When Healing Feels Like a Foreign Language
I used to think healing was supposed to look a certain way. I imagined it as a straight line — a before and after, a wound that closes cleanly, a person who wakes up one morning and simply feels better. I chased that version of healing for years, and every time I fell short of it, I convinced myself I was doing something wrong.
Then one night, sitting cross-legged on my bathroom floor with a journal I had barely opened in months, I pressed pen to paper and wrote one sentence. It wasn’t beautiful. It wasn’t profound. It was something like: I am so tired of pretending I am fine. And something in my chest cracked open in the best possible way.
That night taught me something I carry with me still — healing doesn’t announce itself. It slips in quietly, through the smallest acts. Sometimes it arrives in ink.
Why We Run From Our Own Stories
There is something deeply vulnerable about writing down what hurts. When pain lives only in our minds, we can negotiate with it, minimize it, dismiss it as dramatic. But the moment we name it on a page, it becomes real. It takes up space. It demands to be witnessed.
I think that’s why so many of us avoid journaling when we need it most. Not because we don’t believe in it, but because we are afraid of what we might find. We are afraid that if we sit still long enough with ourselves, we will discover a grief we don’t know how to carry.
But here is what I have learned: the grief is already there. It has been living in your body, in the tightness of your shoulders, in the way you flinch at certain songs, in the dreams that wake you at 3 a.m. Writing doesn’t create the pain. It just gives you a place to finally set it down.
Running from our own stories doesn’t make them disappear. It just means they chase us longer.
The Body Keeps the Score, But the Page Keeps the Truth
I have always been someone who intellectualizes emotion. I can analyze my feelings from a distance with startling precision and still have absolutely no idea what I am actually feeling. Journaling broke that habit open for me, slowly and sometimes painfully.

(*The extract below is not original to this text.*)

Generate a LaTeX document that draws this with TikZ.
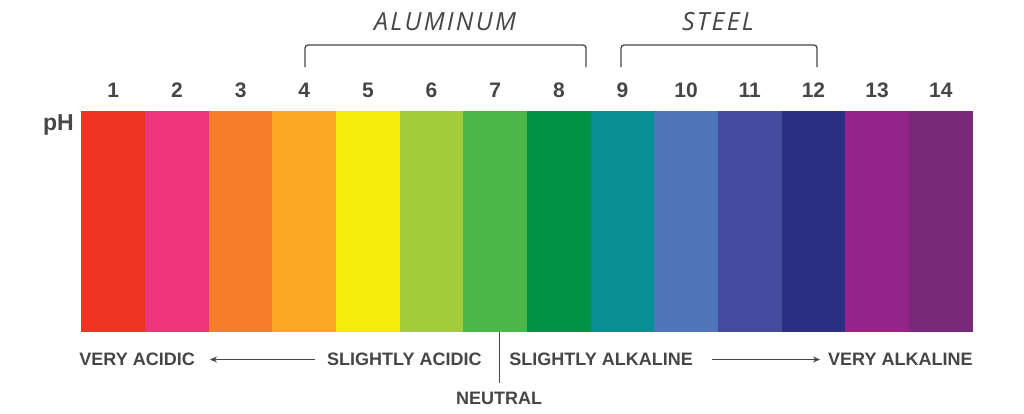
\documentclass[tikz,border=0pt]{standalone}
\usepackage{fontspec}
\setmainfont{Liberation Sans}
\newfontfamily\handfont[LetterSpace=9]{Open Sans}
\usetikzlibrary{arrows.meta,positioning}
\definecolor{Ink}{HTML}{464648}
\definecolor{Scarlet}{HTML}{EE3524}
\definecolor{Pink}{HTML}{EE3579}
\definecolor{Tangerine}{HTML}{F57F29}
\definecolor{Amber}{HTML}{FAA823}
\definecolor{Lemon}{HTML}{F4EA0C}
\definecolor{Lime}{HTML}{A3CB3A}
\definecolor{Grass}{HTML}{4CB749}
\definecolor{Emerald}{HTML}{009345}
\definecolor{Teal}{HTML}{069094}
\definecolor{Cornflower}{HTML}{4F75BA}
\definecolor{Indigo}{HTML}{444A9D}
\definecolor{Navy}{HTML}{2A2F82}
\definecolor{Magenta}{HTML}{942488}
\definecolor{Plum}{HTML}{7A287A}

\begin{document}
\begin{tikzpicture}[x=1pt,y=-1pt,every node/.style={text=Ink},cell/.style={minimum width=63.65pt,minimum height=221.5pt,inner sep=0pt,outer sep=0pt},num/.style={font=\bfseries\fontsize{21}{21}\selectfont,inner sep=0pt},tag/.style={font=\bfseries\fontsize{18}{18}\selectfont,inner sep=0pt},metal/.style={font=\handfont\itshape\fontsize{25}{25}\selectfont,inner sep=0pt},arrow/.style={-{Stealth[length=7pt,width=6pt]},line width=0.9pt,draw=Ink},bracket/.style={line width=1.3pt,draw=Ink,rounded corners=3pt}]
\useasboundingbox[fill=white] (0,0) rectangle (1024,413);

\node[cell,fill=Scarlet] (c1) at (113.3,221.3) {}; \node[cell,fill=Pink,right=0pt of c1] (c2) {}; \node[cell,fill=Tangerine,right=0pt of c2] (c3) {}; \node[cell,fill=Amber,right=0pt of c3] (c4) {};
\node[cell,fill=Lemon,right=0pt of c4] (c5) {}; \node[cell,fill=Lime,right=0pt of c5] (c6) {}; \node[cell,fill=Grass,right=0pt of c6] (c7) {}; \node[cell,fill=Emerald,right=0pt of c7] (c8) {};
\node[cell,fill=Teal,right=0pt of c8] (c9) {}; \node[cell,fill=Cornflower,right=0pt of c9] (c10) {}; \node[cell,fill=Indigo,right=0pt of c10] (c11) {};
\node[cell,fill=Navy,right=0pt of c11] (c12) {}; \node[cell,fill=Magenta,right=0pt of c12] (c13) {}; \node[cell,fill=Plum,right=0pt of c13] (c14) {};

\node[num,above=13pt of c1] (n1) {1}; \node[num,above=13pt of c2] (n2) {2}; \node[num,above=13pt of c3] (n3) {3}; \node[num,above=13pt of c4] (n4) {4}; \node[num,above=13pt of c5] (n5) {5};
\node[num,above=13pt of c6] (n6) {6}; \node[num,above=13pt of c7] (n7) {7}; \node[num,above=13pt of c8] (n8) {8}; \node[num,above=13pt of c9] (n9) {9}; \node[num,above=13pt of c10] (n10) {10};
\node[num,above=13pt of c11] (n11) {11}; \node[num,above=13pt of c12] (n12) {12}; \node[num,above=13pt of c13] (n13) {13}; \node[num,above=13pt of c14] (n14) {14};
\node[font=\bfseries\fontsize{23}{23}\selectfont,inner sep=0pt,anchor=base] (ph) at (58.5,130) {pH};

\draw[bracket] (305,67)--(305,45)--(586,45)--(586,67); \node[metal] (alu) at (445,22) {ALUMINUM};
\draw[bracket] (621,67)--(621,45)--(817,45)--(817,67); \node[metal] (steel) at (718,22) {STEEL};

\node[tag,anchor=east] (vacid) at (195,359.5) {VERY ACIDIC}; \node[tag,anchor=west] (sacid) at (327,359.5) {SLIGHTLY ACIDIC};
\node[tag,anchor=east] (salk) at (693,359.5) {SLIGHTLY ALKALINE}; \node[tag,anchor=west] (valk) at (828,359.5) {VERY ALKALINE};
\node[tag] (neutral) at (499,398.5) {NEUTRAL};
\draw[arrow,shorten <=12pt,shorten >=15pt] (sacid) -- (vacid); \draw[arrow,shorten <=19pt,shorten >=8pt] (salk) -- (valk);
\draw[draw=Ink,line width=0.9pt] (c7.south -| neutral) -- ++(0,51);

\end{tikzpicture}
\end{document}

When I started writing without a plan — no prompts, no structure, no goal — something different happened. My hand would move before my mind could censor it. I would write a sentence and then stare at it, surprised. Is that true? Did I actually feel that? Again and again, the answer was yes. The page was holding truths my voice wasn’t yet brave enough to speak.
This is the quiet miracle of expressive writing. It bypasses the part of us that wants to seem okay. It reaches into the part that simply is — the raw, unedited, complicated self that deserves as much tenderness as anyone else.
A Small Practice to Begin
If you are new to journaling for healing, I want to offer you something gentle. You don’t need to write about trauma. You don’t need to excavate everything at once. Start here: open your journal and write the words Right now, I feel… and finish that sentence honestly. Just one sentence. Just one true thing.
That is enough. That is, in fact, everything.
Poetry as Permission
There is a reason Ink to Mend was built on poetry as much as journaling. Poetry does something prose sometimes cannot. It gives us permission to be fragmented. It doesn’t ask us to make complete sense. It holds space for contradiction — for being both devastated and grateful, both broken and blooming.
When I am in a season of grief or transition, I turn to poems the way some people turn to prayer. I read them and feel less alone. I write them and feel less lost. A poem doesn’t need to be polished or publishable. It just needs to be honest.
I once wrote a poem that was only four lines long. It took me three weeks to write because I kept stopping, too afraid to finish it. When I finally did, I cried for an hour. Not from sadness — from relief. From the feeling of having finally said the thing I had been carrying in silence for so long.
That is what poetry can do. It can reach into the parts of you that prose leaves untouched.
Art as the Bridge
Not everyone finds their way through words alone. Some days, I can’t write at all. My thoughts feel like tangled wire, and the idea of forming them into sentences feels impossible. On those days, I draw. I paint. I cut images from old magazines and arrange them on a page without knowing why.
The act of making something — anything — with your hands is a form of healing in itself. It says: I was here. I felt this. I am still creating, which means I am still alive, still moving, still finding my way through.
Art doesn’t require talent to heal you. It just requires presence.
You Are Not Behind on Your Healing
One of the most harmful ideas I absorbed somewhere along the way is that there is a timeline for healing. That if I were doing it right, I would be further along by now. That my grief is taking too long, that my wounds are too old to still be tender, that I should be over this by now.
I want to say this as clearly and as gently as I know how: you are not behind. Healing is not a race with a finish line. It is a relationship — one you build slowly, imperfectly, with a great deal of grace and a willingness to begin again as many times as you need to.
Pick up the pen. Open the journal. Write the one true sentence. Make the messy painting. Read the poem that undoes you a little.
The ink will find you in the dark. It always does.
And when it does, I hope you let it stay.